Termina un nuevo Rock al Parque y, haya sido bueno o malo, hay muchas cosas para rescatar. Por ejemplo: que es el primero bajo la coyuntura histórica colombiana que se ha dado en llamar “la era del posconflicto”. Es decir, el primer Rock al Parque en un país que está estrenando una supuesta paz, después de haber transitado oscuros cincuenta y tres años de guerra.
Recién la semana pasada la guerrilla más vieja del hemisferio occidental entregó definitivamente sus armas, cerrando así un apócrifo ciclo de violencia, pero, la verdad sea dicha: las bombas, el paramilitarismo y la incertidumbre siguen embistiendo el idealismo colombiano. Lo que realmente se está viviendo es más bien una paz sin paz.
Por otro lado, también hay que destacar el hecho de que un festival como Rock al Parque, con su punta de lanza publicitaria que presume de ser, hasta el hastío, el festival al aire libre gratuito más importante y masivo de Hispanoamérica, siga cumpliendo con esa difícil labor social y cultural tan importante en un país profundamente conservador y ultrapolarizado como Colombia: abrir un espacio (político, entre otras cosas) para la expresión juvenil por medio de la música, en el cual, sí o sí, se ponen a prueba la convivencia, la tolerancia y el diálogo entre la multiplicidad de escenas que habitan la ciudad –y el país-. Punks, metaleros, rude boys, skinheads, rastafaris, barristas, hardcoreros, Straight edges, glameros, hipsters, darks, indies, etc., se portaron a la altura de las circunstancias. Por lo menos así fue durante los tres días que duró el festival. De cualquier manera, con quinientos logísticos, dos mil policías al acecho, tres tanquetas del siniestro escuadrón anti disturbios con sus respectivos agentes lacrimógenos, un centenar de carabineros ensillados en sus caballos gigantes y tres cinturones de seguridad para el ingreso, el asunto simplemente no podía ser de otra manera. Una vez más: bueno o malo hay muchas cosas para rescatar.
Sábado:
Fueron tres días con un clima excepcional. En una ciudad como Bogotá, en la que llueve poco más de la mitad del año, es una suerte contar con días atiborrados de sol, despejados y con temperaturas estables. También fueron tres los escenarios dispuestos para la liturgia del rock: Plaza –el más grande y el único asfaltado-, Bio –de convocatoria mediana ubicado al lado de una montañita- y Eco –idóneo para tirarse al césped y fumar y escuchar-). Cada uno con una puesta en escena esmerada pero, con un sonido que francamente pudo estar mejor.

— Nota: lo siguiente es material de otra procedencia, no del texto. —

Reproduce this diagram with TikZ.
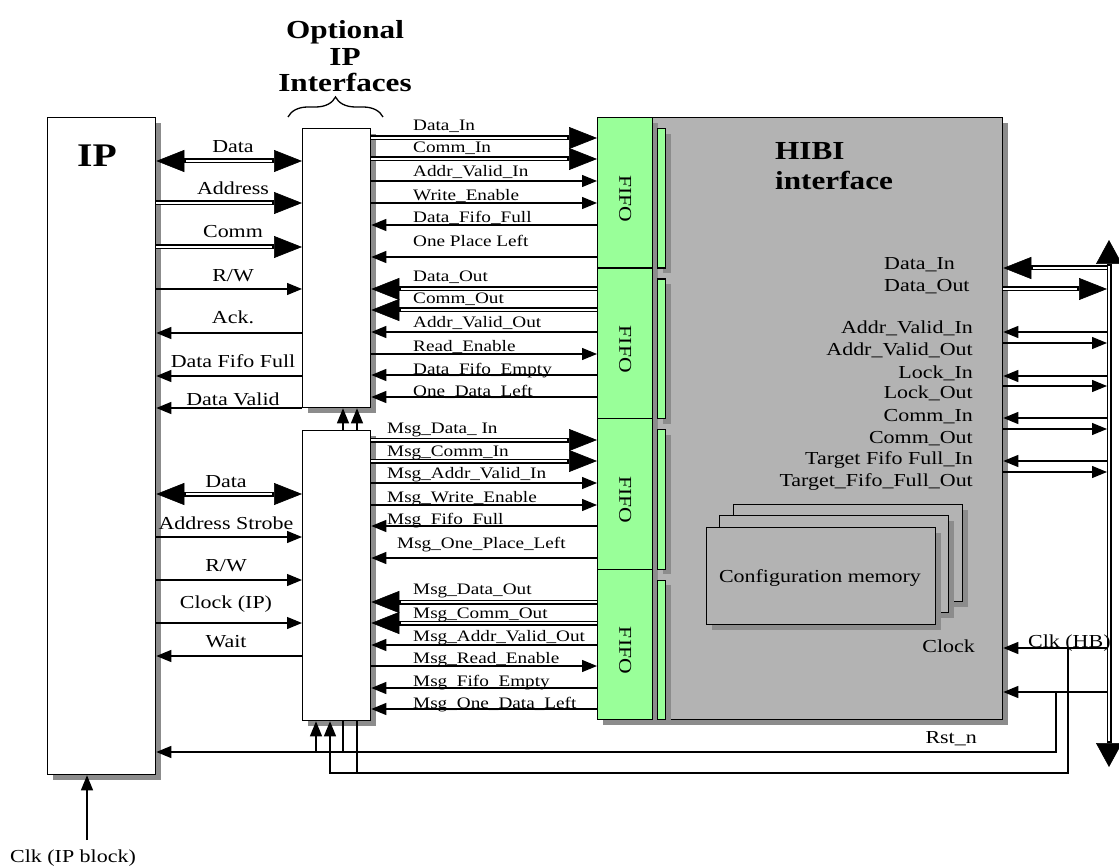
\documentclass[tikz,border=0pt]{standalone}
\usepackage{fontspec}
\setmainfont{Liberation Serif}[FakeStretch=1.2]
\usetikzlibrary{arrows.meta,shadows,decorations.pathreplacing}

\definecolor{fifogreen}{RGB}{153,255,153}
\definecolor{hibigray}{RGB}{179,179,179}

\tikzset{
  hsmall/.tip={Triangle[length=15pt,width=12pt]},
  hbig/.tip={Triangle[length=28pt,width=22pt,line width=0.6pt]},
  hbus/.tip={Triangle[length=24pt,width=26pt,line width=0.6pt]},
  boxshadow/.style={drop shadow={shadow xshift=5pt,shadow yshift=-5pt,opacity=1,fill=black!45}},
  box/.style={draw,line width=1.3pt,fill=white,anchor=north west,inner sep=0pt,boxshadow},
  fifobox/.style={box,fill=fifogreen,minimum width=55pt,minimum height=150.5pt},
  strip/.style={box,fill=fifogreen,minimum width=8pt,minimum height=139.5pt},
  cfgbox/.style={box,fill=hibigray,minimum width=229pt,minimum height=97pt},
  sigN/.style={line width=1.2pt},
  sigR/.style={sigN,-{hsmall}},
  sigL/.style={sigN,{hsmall}-},
  busR/.style={line width=5pt,-{hbig},postaction={draw=white,line width=2.6pt,-,shorten >=30pt}},
  busL/.style={line width=5pt,{hbig}-,postaction={draw=white,line width=2.6pt,-,shorten <=30pt}},
  busLR/.style={line width=5pt,{hbig}-{hbig},postaction={draw=white,line width=2.6pt,-,shorten <=30pt,shorten >=30pt}},
  busV/.style={line width=5pt,{hbus}-{hbus},postaction={draw=white,line width=2.6pt,-,shorten <=26pt,shorten >=26pt}},
  midlbl/.style={font=\fontsize{16}{19}\selectfont,anchor=base west,inner sep=0pt},
  sidelbl/.style={font=\fontsize{18.3}{22}\selectfont,anchor=base,inner sep=0pt},
  hiblbl/.style={font=\fontsize{18.3}{22}\selectfont,anchor=base east,inner sep=0pt},
  title/.style={font=\bfseries\fontsize{26}{30}\selectfont,inner sep=0pt},
}

\begin{document}
\begin{tikzpicture}[x=1pt,y=-1pt]
  \useasboundingbox (0,0) rectangle (1119,866);

  %=====================================================================
  % Blocks
  %=====================================================================
  \node[box,minimum width=108pt,minimum height=657pt] (ip) at (47,117) {};
  \node[box,minimum width=68pt,minimum height=279pt] (ifA) at (302,128) {};
  \node[box,minimum width=68pt,minimum height=290pt] (ifB) at (302,430) {};
  \node[box,fill=hibigray,minimum width=405pt,minimum height=602pt] (hibi) at (597,117) {};

  % FIFO column with thin buffers beside it
  \foreach \i in {1,...,4} {
    \node[fifobox] (fifo\i) at (597,{117+150.5*(\i-1)}) {};
    \node[strip] (buf\i) at (657,{128+150.5*(\i-1)}) {};
    \node[rotate=-90,font=\fontsize{18}{20}\selectfont,inner sep=0pt]
      at ([yshift=-6pt]fifo\i.center) {FIFO};
  }

  % configuration memory (three stacked pages)
  \node[cfgbox] (cfgC) at (733,504) {};
  \node[cfgbox] (cfgB) at (719,515) {};
  \node[cfgbox] (cfgA) at (706,527) {};
  \node[font=\fontsize{18.3}{22}\selectfont,anchor=base,inner sep=0pt]
    at (820,582) {Configuration memory};

  % titles
  \node[font=\bfseries\fontsize{33}{36}\selectfont,anchor=base,inner sep=0pt] at (97,167) {IP};
  \node[title,anchor=base] (optA) at (345,39) {Optional};
  \node[title,anchor=base] (optB) at (345,66) {IP};
  \node[title,anchor=base] (optC) at (345,92) {Interfaces};
  \draw[line width=1.3pt,decorate,decoration={brace,amplitude=20pt}] (288,117) -- (383,117);
  \node[title,anchor=base west] at (775,160) {HIBI};
  \node[title,anchor=base west] at (775,190) {interface};

  %=====================================================================
  % IP <-> optional interfaces
  %=====================================================================
  \foreach \y/\b/\sty/\txt in {161/153/busLR/Data, 203/195/busR/Address,
      247/238/busR/Comm, 289/282/sigR/{R/W}, 333/324/sigL/Ack.,
      376/368/sigL/Data Fifo Full, 408/406/sigL/Data Valid} {
    \draw[\sty] (ip.east |- 0,\y) -- (ifA.west |- 0,\y);
    \node[sidelbl] at (233,\b) {\txt};
  }
  \foreach \y/\b/\sty/\txt in {494/487/busLR/Data, 537/529/sigR/Address Strobe,
      580/571/sigR/{R/W}, 623/608/sigR/Clock (IP), 656/647/sigL/Wait} {
    \draw[\sty] (ip.east |- 0,\y) -- (ifB.west |- 0,\y);
    \node[sidelbl] at (226,\b) {\txt};
  }

  %=====================================================================
  % optional interfaces <-> FIFOs
  %=====================================================================
  \foreach \y/\b/\sty/\txt in {138/131/busR/Data\_In, 159/153/busR/Comm\_In,
      181/177/sigR/Addr\_Valid\_In, 203/201/sigR/Write\_Enable,
      225/223/sigL/Data\_Fifo\_Full, 257/247/sigL/One Place Left,
      289/282/busL/Data\_Out, 310/304/busL/Comm\_Out,
      332/328/sigL/Addr\_Valid\_Out, 354/352/sigR/Read\_Enable,
      375/374/sigL/Data\_Fifo\_Empty, 397/396/sigL/One\_Data\_Left} {
    \draw[\sty] (ifA.east |- 0,\y) -- (hibi.west |- 0,\y);
    \node[midlbl] at (413,\b) {\txt};
  }
  \foreach \y/\b/\x/\sty/\txt in {440/433/387/busR/Msg\_Data\_ In,
      461/456/387/busR/Msg\_Comm\_In, 483/478/387/sigR/Msg\_Addr\_Valid\_In,
      505/502/387/sigR/Msg\_Write\_Enable, 526/524/387/sigL/Msg\_Fifo\_Full,
      558/548/397/sigL/Msg\_One\_Place\_Left, 602/594/413/busL/Msg\_Data\_Out,
      623/618/413/busL/Msg\_Comm\_Out, 645/641/413/sigL/Msg\_Addr\_Valid\_Out,
      666/663/413/sigR/Msg\_Read\_Enable, 688/686/413/sigL/Msg\_Fifo\_Empty,
      709/708/413/sigL/Msg\_One\_Data\_Left} {
    \draw[\sty] (ifB.east |- 0,\y) -- (hibi.west |- 0,\y);
    \node[midlbl] at (\x,\b) {\txt};
  }

  %=====================================================================
  % HIBI <-> bus
  %=====================================================================
  \coordinate (busTop) at (1109,240);
  \coordinate (busBot) at (1109,767);
  \coordinate (busline) at (1107,0);
  \draw[busV] (busTop) -- (busBot);
  \foreach \y/\sty in {268/busL, 289/busR, 332/sigL, 343/sigR, 376/sigL,
      386/sigR, 418/sigL, 429/sigR, 461/sigL, 472/sigR, 648/sigL, 692/sigL}
    \draw[\sty] (hibi.east |- 0,\y) -- (busline |- 0,\y);
  \node[midlbl,font=\fontsize{18.3}{22}\selectfont] at (884,270) {Data\_In};
  \node[midlbl,font=\fontsize{18.3}{22}\selectfont] at (884,292) {Data\_Out};
  \foreach \b/\txt in {334/Addr\_Valid\_In, 356/Addr\_Valid\_Out, 378/Lock\_In,
      399/Lock\_Out, 421/Comm\_In, 443/Comm\_Out, 464/Target Fifo Full\_In,
      486/Target\_Fifo\_Full\_Out}
    \node[hiblbl] at (973,\b) {\txt};
  \node[hiblbl] at (975,652) {Clock};
  \node[hiblbl] at (977,743) {Rst\_n};
  \node[midlbl,font=\fontsize{18.3}{22}\selectfont] at (1028,647) {Clk (HB)};

  %=====================================================================
  % reset and clock distribution
  %=====================================================================
  \coordinate (rstR) at (1056,692);
  \coordinate (clkR) at (1068,648);
  \draw[sigR] (rstR) |- (ip.east |- 0,752);
  \draw[sigR] (clkR) |- (330,773) -- (ifB.south -| 330,0);
  \draw[sigR] (316,752) -- (ifB.south -| 316,0);
  \draw[sigN] (343,752) -- (ifB.south -| 343,0);
  \draw[sigN] (357,773) -- (ifB.south -| 357,0);
  \draw[sigR] (ifB.north -| 343,0) -- (ifA.south -| 343,0);
  \draw[sigR] (ifB.north -| 357,0) -- (ifA.south -| 357,0);

  % clock of the IP block
  \draw[sigR] (87,840) -- (ip.south -| 87,0);
  \node[sidelbl] at (73,862) {Clk (IP block)};

\end{tikzpicture}
\end{document}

Como siempre, el primer día fue para los metaleros. A las 13:30 empezaron a tronar los amplificadores, a ensordecer las inmediaciones del parque Simón Bolívar y, por supuesto, a hacer volar las cabelleras. Bandas nacionales y de la convocatoria distrital tuvieron la oportunidad de mostrar su trabajo, descentralizando y diversificando así el rock nacional: Fénix de Cartagena, Occultus de Cali, los célebres Reencarnación de Medellín y los bogotanos de Dead Silence, Herejía, Vein y Darkness (estos últimos despidiéndose para siempre de los escenarios). Todas las agrupaciones envolvieron al público en una nébula de metal con sonidos que marcharon, feliz y generosamente, entre los cascotes psicológicos del death y los pesadísimos celajes del black y el dark.
A las 20:10, en el escenario Bio, la banda de thrash, Death Angel, saltó al escenario Bio para celebrar con los bogotanos sus 35 años de trayectoria. Los californianos y la noche maridaron perfectamente. Un show de primer nivel con una luminotecnia ungida de tinieblas.
A continuación, en el escenario Plaza y, por tercera vez en Colombia, Lamb of God. Una banda extática, que expone tal vez el groove metal más depurado de la escena yanqui, con unos riffs de guitarra extravagantes y poderosos que recuerdan lo mejor de Pantera. Los Lamb abrieron el cielo sabatino con una distorsión ceremonial. La voz gutural de Randy Blythe, descomunal y atmosférica, desencajó a más de uno. En suma, los muchachos de Richmond, Virginia, dejaron con tortícolis a medio parque, mientras la otra mitad seguro llegó a casa a descargar su música y a ponerse hielo en la cabeza.
Al final del día se calculó una asistencia total de 70 mil almas que, sin más, palpitaron con las veinte bandas cuidadosamente elegidas y ofertadas. Si algo queda claro de este primer día, y de los primeros días de versiones pasadas del festival, es que el público metalero es el consentido de la ciudad y eso tiene una razón de ser: son muchos y muy fieles.